What to work on >> The data below should be restated word for word, with every picture omitted.

Source material >>
———
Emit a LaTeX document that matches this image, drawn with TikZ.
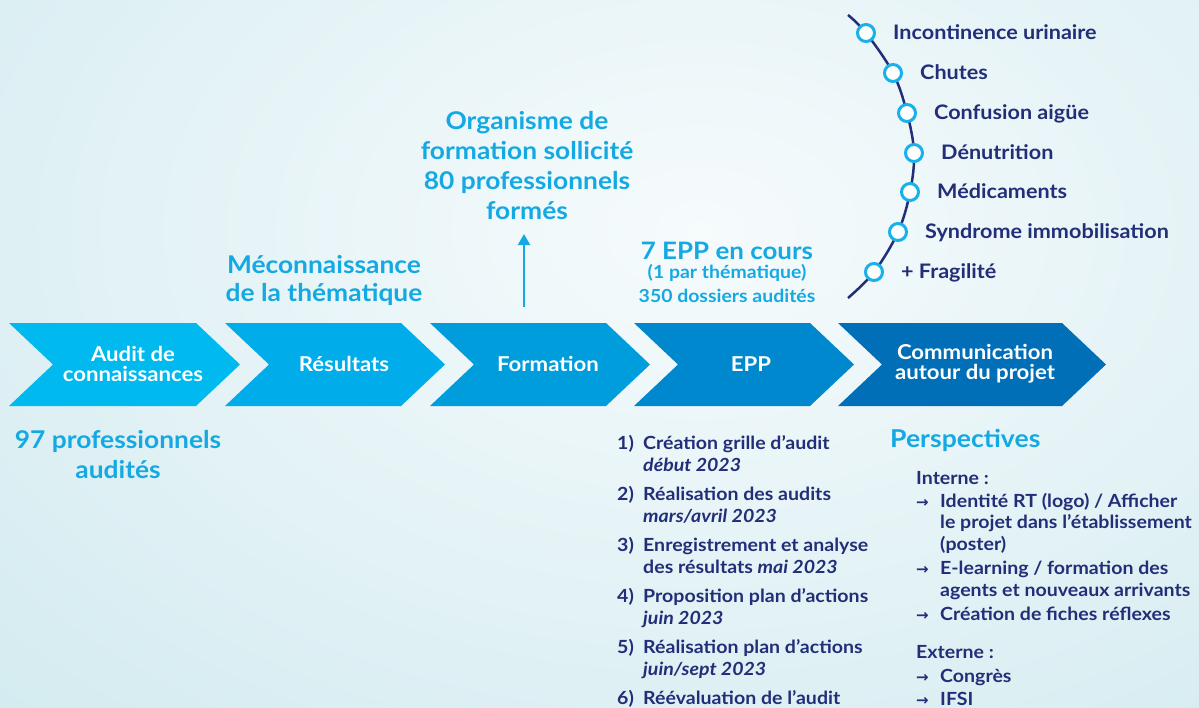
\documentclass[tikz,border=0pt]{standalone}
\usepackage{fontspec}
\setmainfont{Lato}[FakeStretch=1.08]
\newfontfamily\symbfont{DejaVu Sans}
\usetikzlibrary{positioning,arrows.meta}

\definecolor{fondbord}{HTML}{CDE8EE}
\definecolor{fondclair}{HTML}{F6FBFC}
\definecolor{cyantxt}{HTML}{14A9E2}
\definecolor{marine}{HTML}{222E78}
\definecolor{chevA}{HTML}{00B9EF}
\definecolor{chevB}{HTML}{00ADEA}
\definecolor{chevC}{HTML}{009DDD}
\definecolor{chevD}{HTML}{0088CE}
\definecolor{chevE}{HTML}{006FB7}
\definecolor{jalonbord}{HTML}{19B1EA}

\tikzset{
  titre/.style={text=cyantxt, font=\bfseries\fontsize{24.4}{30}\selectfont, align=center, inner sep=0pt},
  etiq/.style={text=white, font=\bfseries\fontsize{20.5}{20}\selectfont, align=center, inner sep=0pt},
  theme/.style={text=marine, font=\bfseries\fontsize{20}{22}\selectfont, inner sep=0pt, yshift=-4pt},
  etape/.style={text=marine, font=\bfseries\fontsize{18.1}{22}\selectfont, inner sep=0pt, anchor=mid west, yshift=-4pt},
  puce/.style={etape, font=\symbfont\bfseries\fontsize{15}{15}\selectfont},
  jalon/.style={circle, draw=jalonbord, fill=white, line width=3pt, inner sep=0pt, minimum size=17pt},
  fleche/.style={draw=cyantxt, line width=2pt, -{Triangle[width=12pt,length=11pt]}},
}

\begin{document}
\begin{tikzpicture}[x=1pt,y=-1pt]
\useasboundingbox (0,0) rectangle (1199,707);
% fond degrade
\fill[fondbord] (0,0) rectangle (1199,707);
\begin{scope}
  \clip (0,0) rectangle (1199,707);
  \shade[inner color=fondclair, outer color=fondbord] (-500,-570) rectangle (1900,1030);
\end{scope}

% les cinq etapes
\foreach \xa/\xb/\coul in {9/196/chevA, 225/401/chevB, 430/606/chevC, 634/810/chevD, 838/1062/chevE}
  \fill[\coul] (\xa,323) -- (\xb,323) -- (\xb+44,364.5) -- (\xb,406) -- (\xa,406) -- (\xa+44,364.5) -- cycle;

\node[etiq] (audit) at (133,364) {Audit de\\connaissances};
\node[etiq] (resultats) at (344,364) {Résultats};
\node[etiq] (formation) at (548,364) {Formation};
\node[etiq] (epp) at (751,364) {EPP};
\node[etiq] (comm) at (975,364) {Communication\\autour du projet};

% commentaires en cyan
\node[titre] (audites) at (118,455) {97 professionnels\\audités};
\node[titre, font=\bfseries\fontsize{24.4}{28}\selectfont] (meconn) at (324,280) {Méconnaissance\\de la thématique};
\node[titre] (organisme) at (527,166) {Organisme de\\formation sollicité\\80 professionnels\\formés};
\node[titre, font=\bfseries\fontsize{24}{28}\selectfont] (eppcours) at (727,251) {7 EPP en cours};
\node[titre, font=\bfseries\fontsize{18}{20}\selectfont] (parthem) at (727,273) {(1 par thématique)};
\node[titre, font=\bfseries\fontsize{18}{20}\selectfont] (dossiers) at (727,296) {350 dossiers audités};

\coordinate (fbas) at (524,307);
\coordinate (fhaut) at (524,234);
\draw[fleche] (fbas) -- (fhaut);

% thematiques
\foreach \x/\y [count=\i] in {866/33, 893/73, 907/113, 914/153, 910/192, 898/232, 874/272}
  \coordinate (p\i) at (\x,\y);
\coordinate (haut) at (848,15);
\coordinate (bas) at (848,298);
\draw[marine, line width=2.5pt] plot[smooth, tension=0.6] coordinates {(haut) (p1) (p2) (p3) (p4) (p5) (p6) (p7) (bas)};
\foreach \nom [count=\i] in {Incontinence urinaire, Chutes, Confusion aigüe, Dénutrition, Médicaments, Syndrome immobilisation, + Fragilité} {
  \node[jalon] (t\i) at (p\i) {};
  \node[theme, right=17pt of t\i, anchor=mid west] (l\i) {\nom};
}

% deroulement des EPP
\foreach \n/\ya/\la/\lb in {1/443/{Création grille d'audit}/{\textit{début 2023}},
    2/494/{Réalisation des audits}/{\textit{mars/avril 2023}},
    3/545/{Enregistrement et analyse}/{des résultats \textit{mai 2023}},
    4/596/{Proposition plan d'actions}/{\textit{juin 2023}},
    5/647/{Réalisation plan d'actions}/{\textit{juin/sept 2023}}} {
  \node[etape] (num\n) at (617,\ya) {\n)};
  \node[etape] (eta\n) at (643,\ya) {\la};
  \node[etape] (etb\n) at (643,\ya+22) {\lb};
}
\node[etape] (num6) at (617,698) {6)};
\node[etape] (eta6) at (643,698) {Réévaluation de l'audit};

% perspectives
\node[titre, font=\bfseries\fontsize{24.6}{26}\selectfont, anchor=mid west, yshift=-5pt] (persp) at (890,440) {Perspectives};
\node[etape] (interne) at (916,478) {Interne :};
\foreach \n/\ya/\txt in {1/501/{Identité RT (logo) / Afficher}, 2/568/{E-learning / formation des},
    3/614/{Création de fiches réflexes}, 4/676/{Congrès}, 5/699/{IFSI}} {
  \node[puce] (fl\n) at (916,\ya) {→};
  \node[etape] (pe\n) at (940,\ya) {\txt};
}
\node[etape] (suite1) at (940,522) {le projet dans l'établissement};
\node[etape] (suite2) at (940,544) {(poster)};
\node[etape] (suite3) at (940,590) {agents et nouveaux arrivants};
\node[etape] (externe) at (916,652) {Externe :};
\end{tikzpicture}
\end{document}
———
Exercise response >>
Emit a LaTeX document that matches this image, drawn with TikZ.
\documentclass[tikz,border=0pt]{standalone}
\usepackage{fontspec}
\setmainfont{Lato}[FakeStretch=1.08]
\newfontfamily\symbfont{DejaVu Sans}
\usetikzlibrary{positioning,arrows.meta}

\definecolor{fondbord}{HTML}{CDE8EE}
\definecolor{fondclair}{HTML}{F6FBFC}
\definecolor{cyantxt}{HTML}{14A9E2}
\definecolor{marine}{HTML}{222E78}
\definecolor{chevA}{HTML}{00B9EF}
\definecolor{chevB}{HTML}{00ADEA}
\definecolor{chevC}{HTML}{009DDD}
\definecolor{chevD}{HTML}{0088CE}
\definecolor{chevE}{HTML}{006FB7}
\definecolor{jalonbord}{HTML}{19B1EA}

\tikzset{
  titre/.style={text=cyantxt, font=\bfseries\fontsize{24.4}{30}\selectfont, align=center, inner sep=0pt},
  etiq/.style={text=white, font=\bfseries\fontsize{20.5}{20}\selectfont, align=center, inner sep=0pt},
  theme/.style={text=marine, font=\bfseries\fontsize{20}{22}\selectfont, inner sep=0pt, yshift=-4pt},
  etape/.style={text=marine, font=\bfseries\fontsize{18.1}{22}\selectfont, inner sep=0pt, anchor=mid west, yshift=-4pt},
  puce/.style={etape, font=\symbfont\bfseries\fontsize{15}{15}\selectfont},
  jalon/.style={circle, draw=jalonbord, fill=white, line width=3pt, inner sep=0pt, minimum size=17pt},
  fleche/.style={draw=cyantxt, line width=2pt, -{Triangle[width=12pt,length=11pt]}},
}

\begin{document}
\begin{tikzpicture}[x=1pt,y=-1pt]
\useasboundingbox (0,0) rectangle (1199,707);
% fond degrade
\fill[fondbord] (0,0) rectangle (1199,707);
\begin{scope}
  \clip (0,0) rectangle (1199,707);
  \shade[inner color=fondclair, outer color=fondbord] (-500,-570) rectangle (1900,1030);
\end{scope}

% les cinq etapes
\foreach \xa/\xb/\coul in {9/196/chevA, 225/401/chevB, 430/606/chevC, 634/810/chevD, 838/1062/chevE}
  \fill[\coul] (\xa,323) -- (\xb,323) -- (\xb+44,364.5) -- (\xb,406) -- (\xa,406) -- (\xa+44,364.5) -- cycle;

\node[etiq] (audit) at (133,364) {Audit de\\connaissances};
\node[etiq] (resultats) at (344,364) {Résultats};
\node[etiq] (formation) at (548,364) {Formation};
\node[etiq] (epp) at (751,364) {EPP};
\node[etiq] (comm) at (975,364) {Communication\\autour du projet};

% commentaires en cyan
\node[titre] (audites) at (118,455) {97 professionnels\\audités};
\node[titre, font=\bfseries\fontsize{24.4}{28}\selectfont] (meconn) at (324,280) {Méconnaissance\\de la thématique};
\node[titre] (organisme) at (527,166) {Organisme de\\formation sollicité\\80 professionnels\\formés};
\node[titre, font=\bfseries\fontsize{24}{28}\selectfont] (eppcours) at (727,251) {7 EPP en cours};
\node[titre, font=\bfseries\fontsize{18}{20}\selectfont] (parthem) at (727,273) {(1 par thématique)};
\node[titre, font=\bfseries\fontsize{18}{20}\selectfont] (dossiers) at (727,296) {350 dossiers audités};

\coordinate (fbas) at (524,307);
\coordinate (fhaut) at (524,234);
\draw[fleche] (fbas) -- (fhaut);

% thematiques
\foreach \x/\y [count=\i] in {866/33, 893/73, 907/113, 914/153, 910/192, 898/232, 874/272}
  \coordinate (p\i) at (\x,\y);
\coordinate (haut) at (848,15);
\coordinate (bas) at (848,298);
\draw[marine, line width=2.5pt] plot[smooth, tension=0.6] coordinates {(haut) (p1) (p2) (p3) (p4) (p5) (p6) (p7) (bas)};
\foreach \nom [count=\i] in {Incontinence urinaire, Chutes, Confusion aigüe, Dénutrition, Médicaments, Syndrome immobilisation, + Fragilité} {
  \node[jalon] (t\i) at (p\i) {};
  \node[theme, right=17pt of t\i, anchor=mid west] (l\i) {\nom};
}

% deroulement des EPP
\foreach \n/\ya/\la/\lb in {1/443/{Création grille d'audit}/{\textit{début 2023}},
    2/494/{Réalisation des audits}/{\textit{mars/avril 2023}},
    3/545/{Enregistrement et analyse}/{des résultats \textit{mai 2023}},
    4/596/{Proposition plan d'actions}/{\textit{juin 2023}},
    5/647/{Réalisation plan d'actions}/{\textit{juin/sept 2023}}} {
  \node[etape] (num\n) at (617,\ya) {\n)};
  \node[etape] (eta\n) at (643,\ya) {\la};
  \node[etape] (etb\n) at (643,\ya+22) {\lb};
}
\node[etape] (num6) at (617,698) {6)};
\node[etape] (eta6) at (643,698) {Réévaluation de l'audit};

% perspectives
\node[titre, font=\bfseries\fontsize{24.6}{26}\selectfont, anchor=mid west, yshift=-5pt] (persp) at (890,440) {Perspectives};
\node[etape] (interne) at (916,478) {Interne :};
\foreach \n/\ya/\txt in {1/501/{Identité RT (logo) / Afficher}, 2/568/{E-learning / formation des},
    3/614/{Création de fiches réflexes}, 4/676/{Congrès}, 5/699/{IFSI}} {
  \node[puce] (fl\n) at (916,\ya) {→};
  \node[etape] (pe\n) at (940,\ya) {\txt};
}
\node[etape] (suite1) at (940,522) {le projet dans l'établissement};
\node[etape] (suite2) at (940,544) {(poster)};
\node[etape] (suite3) at (940,590) {agents et nouveaux arrivants};
\node[etape] (externe) at (916,652) {Externe :};
\end{tikzpicture}
\end{document}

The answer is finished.